Repeat the lines below exactly as they appear, but leave out the images.
** Begin RECORDS SHOWN **
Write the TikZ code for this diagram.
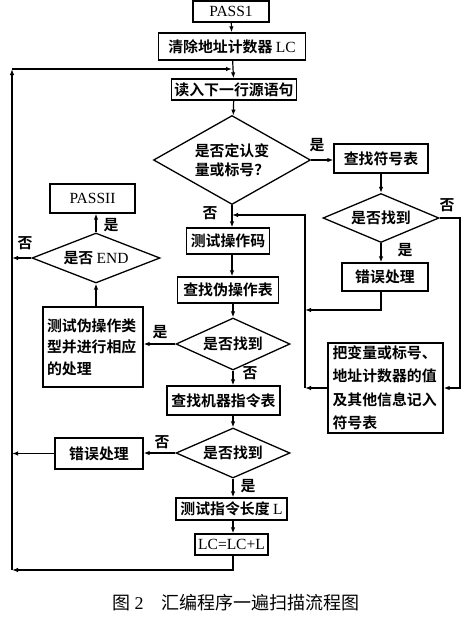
\documentclass[tikz,border=0pt]{standalone}
\usepackage{fontspec}
\setmainfont{Liberation Serif}
\IfFontExistsTF{Noto Sans CJK SC Bold}
  {\newfontfamily\cjkb{Noto Sans CJK SC Bold}[Scale=0.96]}
  {\newfontfamily\cjkb{Noto Sans CJK SC}[Scale=0.96]}
\newfontfamily\cjk{Noto Sans CJK SC}
\newcommand{\lat}[1]{{\rmfamily #1}}
\usepackage{tikz}
\usetikzlibrary{arrows.meta}
\usetikzlibrary{shapes.geometric}
\tikzset{>={Latex[length=6pt,width=4.5pt]}}
\tikzstyle{box} = [draw, line width=1.3pt, inner sep=2pt,
    font=\fontsize{15.5}{18}\selectfont\cjkb]
\tikzstyle{test} = [draw, diamond, line width=1.3pt, inner sep=0pt,
    font=\fontsize{15.5}{19}\selectfont\cjkb, align=center]
\tikzstyle{yn} = [inner sep=0pt, font=\fontsize{15.5}{18}\selectfont\cjkb]

\begin{document}
\begin{tikzpicture}[x=1pt,y=-1pt,line width=1.2pt]
    \useasboundingbox (0,0) rectangle (468,618);
    %main column
    \node[box, minimum width=76pt, minimum height=21pt] (pass1) at (231,11.5) {\lat{PASS1}};
    \node[box, minimum width=147pt, minimum height=27pt] (clear) at (232,46.5) {清除地址计数器 \lat{LC}};
    \node[box, minimum width=125pt, minimum height=21pt] (read) at (234,89.5) {读入下一行源语句};
    \node[test, aspect=1.76, minimum width=157pt, minimum height=89pt] (q1) at (232,160) {是否定认变\\量或标号？};
    \node[box, minimum width=83pt, minimum height=26pt] (opcode) at (228,241) {测试操作码};
    \node[box, minimum width=101pt, minimum height=26pt] (pseudo) at (228,290) {查找伪操作表};
    \node[test, aspect=2.2, minimum width=114pt, minimum height=52pt] (q3) at (233,344) {是否找到};
    \node[box, minimum width=113pt, minimum height=29pt] (mach) at (223.5,400.5) {查找机器指令表};
    \node[test, aspect=2.28, minimum width=114pt, minimum height=50pt] (q4) at (233,453) {是否找到};
    \node[box, minimum width=111pt, minimum height=22pt] (len) at (231.5,509) {测试指令长度 \lat{L}};
    \node[box, minimum width=73pt, minimum height=21pt] (lc) at (231.5,544.5) {\lat{LC=LC+L}};
    %right column
    \node[box, minimum width=94pt, minimum height=29pt] (symtab) at (381,158.5) {查找符号表};
    \node[test, aspect=2.37, minimum width=116pt, minimum height=49pt] (q2) at (381,218) {是否找到};
    \node[box, minimum width=86pt, minimum height=28pt] (err1) at (385,277) {错误处理};
    \node[box, minimum width=115pt, minimum height=90pt, text width=106pt, align=left,
        font=\fontsize{15.5}{23.5}\selectfont\cjkb] (record) at (385.5,388)
        {把变量或标号、\\地址计数器的值\\及其他信息记入\\符号表};
    %left column
    \node[box, minimum width=85pt, minimum height=29pt] (pass2) at (92.5,198.5) {\lat{PASSII}};
    \node[test, aspect=2.56, minimum width=128pt, minimum height=50pt] (qend) at (96,258) {是否 \lat{END}};
    \node[box, minimum width=100pt, minimum height=80pt, text width=92pt, align=left,
        font=\fontsize{15.5}{21.5}\selectfont\cjkb] (proc) at (93,347)
        {测试伪操作类\\型并进行相应\\的处理};
    \node[box, minimum width=88pt, minimum height=31pt] (err2) at (99,453.5) {错误处理};
    %yes and no
    \node[yn] (y1) at (317,145) {是};
    \node[yn] (n1) at (210,213) {否};
    \node[yn] (n2) at (447,205) {否};
    \node[yn] (y2) at (405,250) {是};
    \node[yn] (y3) at (160,332) {是};
    \node[yn] (n3) at (250,373) {否};
    \node[yn] (y4) at (111,225) {是};
    \node[yn] (n4) at (25,243) {否};
    \node[yn] (n5) at (162,442) {否};
    \node[yn] (y5) at (248,486) {是};
    %corners
    \coordinate (tl) at (12,69);
    \coordinate (bl) at (12,570);
    \coordinate (j1) at (305,310);
    \coordinate (rtop) at (305,215);
    \coordinate (rr) at (460,218);
    %lines
    \draw[->] (pass1) -- (clear);
    \draw[->] (clear) -- (read);
    \draw[->] (read) -- (q1);
    \draw[->] (q1.east) -- (q1.east -| symtab.west);
    \draw[->] (symtab) -- (q2);
    \draw[->] (q2.south) -- (q2.south |- err1.north);
    \draw[->] (q2.south |- err1.south) |- (j1);
    \draw[->] (q2.east) -- (rr) |- (record.east);
    \draw[->] (record.west) -- (record.west -| j1);
    \draw[->] (record.west -| j1) -- (rtop) -- (rtop -| q1.south);
    \draw[->] (q1.south) -- (q1.south |- opcode.north);
    \draw[->] (opcode.south -| q1.south) -- (q1.south |- pseudo.north);
    \draw[->] (pseudo.south -| q3.north) -- (q3.north);
    \draw[->] (q3.west) -- (q3.west -| proc.east);
    \draw[->] (qend.south |- proc.north) -- (qend.south);
    \draw[->] (qend.north) -- (qend.north |- pass2.south);
    \draw[->] (qend.west) -- (qend.west -| tl);
    \draw[->] (q3.south) -- (q3.south |- mach.north);
    \draw[->] (q3.south |- mach.south) -- (q4.north);
    \draw[->] (q4.west) -- (q4.west -| err2.east);
    \draw[->] (err2.west) -- (err2.west -| tl);
    \draw[->] (q4.south) -- (q4.south |- len.north);
    \draw[->] (q4.south |- len.south) -- (q4.south |- lc.north);
    \draw[->] (q4.south |- lc.south) |- (bl);
    \draw[->] (bl) -- (tl);
    \draw[->] (tl) -- (tl -| q1.north);
    %caption
    \node[font=\fontsize{18}{20}\selectfont\cjk] (cap) at (236,603)
        {图~\lat{2}\hspace{1em}汇编程序一遍扫描流程图};
\end{tikzpicture}
\end{document}
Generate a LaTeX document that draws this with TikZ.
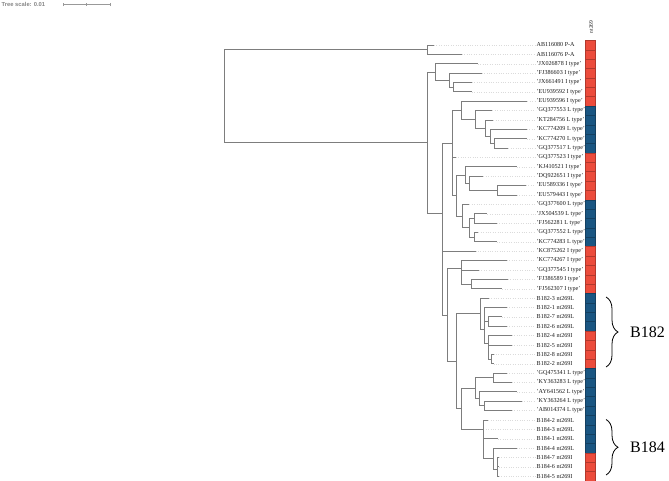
** End RECORDS SHOWN **
**REPLY TO THE TASK**
Write the TikZ code for this diagram.
\documentclass[tikz,border=0pt]{standalone}
\usepackage{fontspec}
\setmainfont{Liberation Serif}
\IfFontExistsTF{Noto Sans CJK SC Bold}
  {\newfontfamily\cjkb{Noto Sans CJK SC Bold}[Scale=0.96]}
  {\newfontfamily\cjkb{Noto Sans CJK SC}[Scale=0.96]}
\newfontfamily\cjk{Noto Sans CJK SC}
\newcommand{\lat}[1]{{\rmfamily #1}}
\usepackage{tikz}
\usetikzlibrary{arrows.meta}
\usetikzlibrary{shapes.geometric}
\tikzset{>={Latex[length=6pt,width=4.5pt]}}
\tikzstyle{box} = [draw, line width=1.3pt, inner sep=2pt,
    font=\fontsize{15.5}{18}\selectfont\cjkb]
\tikzstyle{test} = [draw, diamond, line width=1.3pt, inner sep=0pt,
    font=\fontsize{15.5}{19}\selectfont\cjkb, align=center]
\tikzstyle{yn} = [inner sep=0pt, font=\fontsize{15.5}{18}\selectfont\cjkb]

\begin{document}
\begin{tikzpicture}[x=1pt,y=-1pt,line width=1.2pt]
    \useasboundingbox (0,0) rectangle (468,618);
    %main column
    \node[box, minimum width=76pt, minimum height=21pt] (pass1) at (231,11.5) {\lat{PASS1}};
    \node[box, minimum width=147pt, minimum height=27pt] (clear) at (232,46.5) {清除地址计数器 \lat{LC}};
    \node[box, minimum width=125pt, minimum height=21pt] (read) at (234,89.5) {读入下一行源语句};
    \node[test, aspect=1.76, minimum width=157pt, minimum height=89pt] (q1) at (232,160) {是否定认变\\量或标号？};
    \node[box, minimum width=83pt, minimum height=26pt] (opcode) at (228,241) {测试操作码};
    \node[box, minimum width=101pt, minimum height=26pt] (pseudo) at (228,290) {查找伪操作表};
    \node[test, aspect=2.2, minimum width=114pt, minimum height=52pt] (q3) at (233,344) {是否找到};
    \node[box, minimum width=113pt, minimum height=29pt] (mach) at (223.5,400.5) {查找机器指令表};
    \node[test, aspect=2.28, minimum width=114pt, minimum height=50pt] (q4) at (233,453) {是否找到};
    \node[box, minimum width=111pt, minimum height=22pt] (len) at (231.5,509) {测试指令长度 \lat{L}};
    \node[box, minimum width=73pt, minimum height=21pt] (lc) at (231.5,544.5) {\lat{LC=LC+L}};
    %right column
    \node[box, minimum width=94pt, minimum height=29pt] (symtab) at (381,158.5) {查找符号表};
    \node[test, aspect=2.37, minimum width=116pt, minimum height=49pt] (q2) at (381,218) {是否找到};
    \node[box, minimum width=86pt, minimum height=28pt] (err1) at (385,277) {错误处理};
    \node[box, minimum width=115pt, minimum height=90pt, text width=106pt, align=left,
        font=\fontsize{15.5}{23.5}\selectfont\cjkb] (record) at (385.5,388)
        {把变量或标号、\\地址计数器的值\\及其他信息记入\\符号表};
    %left column
    \node[box, minimum width=85pt, minimum height=29pt] (pass2) at (92.5,198.5) {\lat{PASSII}};
    \node[test, aspect=2.56, minimum width=128pt, minimum height=50pt] (qend) at (96,258) {是否 \lat{END}};
    \node[box, minimum width=100pt, minimum height=80pt, text width=92pt, align=left,
        font=\fontsize{15.5}{21.5}\selectfont\cjkb] (proc) at (93,347)
        {测试伪操作类\\型并进行相应\\的处理};
    \node[box, minimum width=88pt, minimum height=31pt] (err2) at (99,453.5) {错误处理};
    %yes and no
    \node[yn] (y1) at (317,145) {是};
    \node[yn] (n1) at (210,213) {否};
    \node[yn] (n2) at (447,205) {否};
    \node[yn] (y2) at (405,250) {是};
    \node[yn] (y3) at (160,332) {是};
    \node[yn] (n3) at (250,373) {否};
    \node[yn] (y4) at (111,225) {是};
    \node[yn] (n4) at (25,243) {否};
    \node[yn] (n5) at (162,442) {否};
    \node[yn] (y5) at (248,486) {是};
    %corners
    \coordinate (tl) at (12,69);
    \coordinate (bl) at (12,570);
    \coordinate (j1) at (305,310);
    \coordinate (rtop) at (305,215);
    \coordinate (rr) at (460,218);
    %lines
    \draw[->] (pass1) -- (clear);
    \draw[->] (clear) -- (read);
    \draw[->] (read) -- (q1);
    \draw[->] (q1.east) -- (q1.east -| symtab.west);
    \draw[->] (symtab) -- (q2);
    \draw[->] (q2.south) -- (q2.south |- err1.north);
    \draw[->] (q2.south |- err1.south) |- (j1);
    \draw[->] (q2.east) -- (rr) |- (record.east);
    \draw[->] (record.west) -- (record.west -| j1);
    \draw[->] (record.west -| j1) -- (rtop) -- (rtop -| q1.south);
    \draw[->] (q1.south) -- (q1.south |- opcode.north);
    \draw[->] (opcode.south -| q1.south) -- (q1.south |- pseudo.north);
    \draw[->] (pseudo.south -| q3.north) -- (q3.north);
    \draw[->] (q3.west) -- (q3.west -| proc.east);
    \draw[->] (qend.south |- proc.north) -- (qend.south);
    \draw[->] (qend.north) -- (qend.north |- pass2.south);
    \draw[->] (qend.west) -- (qend.west -| tl);
    \draw[->] (q3.south) -- (q3.south |- mach.north);
    \draw[->] (q3.south |- mach.south) -- (q4.north);
    \draw[->] (q4.west) -- (q4.west -| err2.east);
    \draw[->] (err2.west) -- (err2.west -| tl);
    \draw[->] (q4.south) -- (q4.south |- len.north);
    \draw[->] (q4.south |- len.south) -- (q4.south |- lc.north);
    \draw[->] (q4.south |- lc.south) |- (bl);
    \draw[->] (bl) -- (tl);
    \draw[->] (tl) -- (tl -| q1.north);
    %caption
    \node[font=\fontsize{18}{20}\selectfont\cjk] (cap) at (236,603)
        {图~\lat{2}\hspace{1em}汇编程序一遍扫描流程图};
\end{tikzpicture}
\end{document}
Generate a LaTeX document that draws this with TikZ.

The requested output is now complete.